An example would be if you had a seasonal business selling ice cream from a truck than the bulk of your sales will be in the summer and if you are committed to selling ice cream than you would have to sell enough to cash reserves during the fall and winter months. Now if you diversified you would be selling a product that would appeal to customers during the fall months like coffee and hot chocolate.
- DIVERSIFY TO THRIVE
Diversification is not just concerning continued existence. It can also be a proactive growth method. Adding new products and services to your existing line can earn you access to an appealing new business full of new customers and great sales potential. It can restart growth again, especially if you know how to utilize the momentum in the market.
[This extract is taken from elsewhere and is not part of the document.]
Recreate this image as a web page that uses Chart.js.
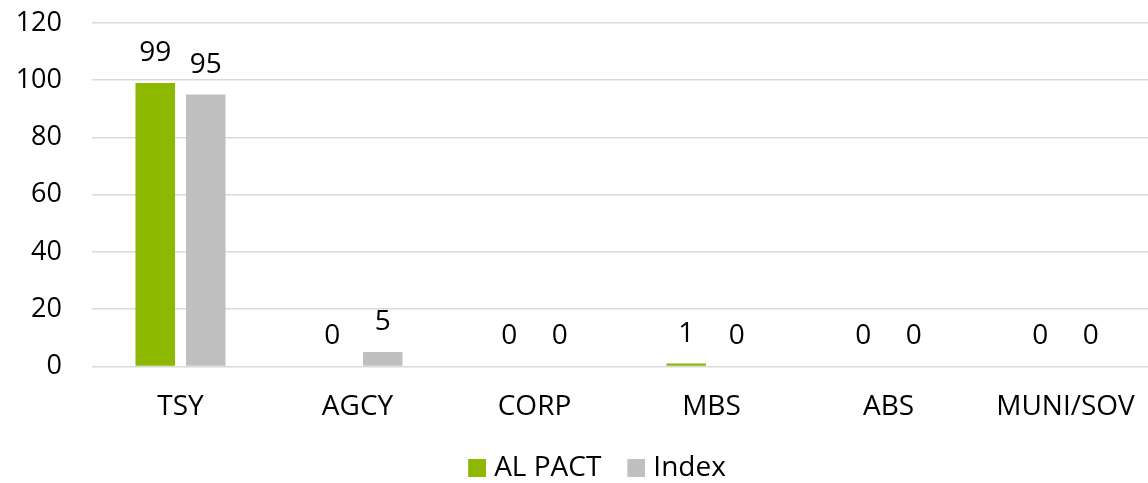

Take for instance when the economy starts to reopen people will be very cautious of others and personal attention in retail stores (big box and dept. stores). The best alternative could be to train the sales staff to man the computers for online sales and then offer the customer local delivery, your store delivery, or pick-up service for the products they ordered.
- VERTICAL INTEGRATION
It can be where you take control of any additional production or distribution steps and it can be forward or backward vertical integration. For example, your favorite restaurant that you go to get a good steak or BBQ instead of preparing it for you like they would if you eat in, instead they could sell the steak already seasoned or whatever you and then you cook it at home. By using vertical integration a business can leverage its existing abilities thereby reducing costs and remaining true to its core values.
If you haven't been thinking about selling over the internet, now is a good time. You can develop an e-commerce website for as little as $5.00 a month and it's very simple. Think about what items you want to sell and what services you can offer. As I said earlier, restaurants can have food delivery or offer grocery items that you source from your supply chain or a popular item from your menu that is a big seller either prepared or for the customer to cook at home other types of retail shops can offer their specialty. But whatever it is, get the site up and running because people won't be moving around like they use to and if you don't have one, they will seek other stores out that do.
- LATERAL DIVERSIFICATION
When you expand into an entirely new business that you don't operate in that is called "lateral diversification" (or also "conglomerate diversification")
An example would be a coffee shop expanding into selling a line of clothing. If you look at some of the top rap stars like Jay Z or Diddy they are very successful in lateral diversification. In lateral diversification, there is no connection between the core business and the new market.
Although these ideas might be new to you, business owners facing a lot of uncertainty have to start somewhere. Although people may not want huge amounts of steak or whatever else you sell as a restaurant, just think about what reach your brand or shop may have over traditional grocery stores or other restaurants.
All businesses make every effort for growth. But the roads they take to get there differ and the vehicles they utilize can take many diverse forms.
Pomranz, M. (2020), "Even Chain Restaurants Are Selling Groceries to Stay in Business", Food & Wine.
Sherman, F. (2010), "How to Diversify a Company's Portfolio of Businesses", The Chron.
Taylor, K. (2020), "Chains like Subway and Panera are selling groceries", Business Insider.
Thompson, J. (2019), "Diversification as a Marketing Strategy", The Chron.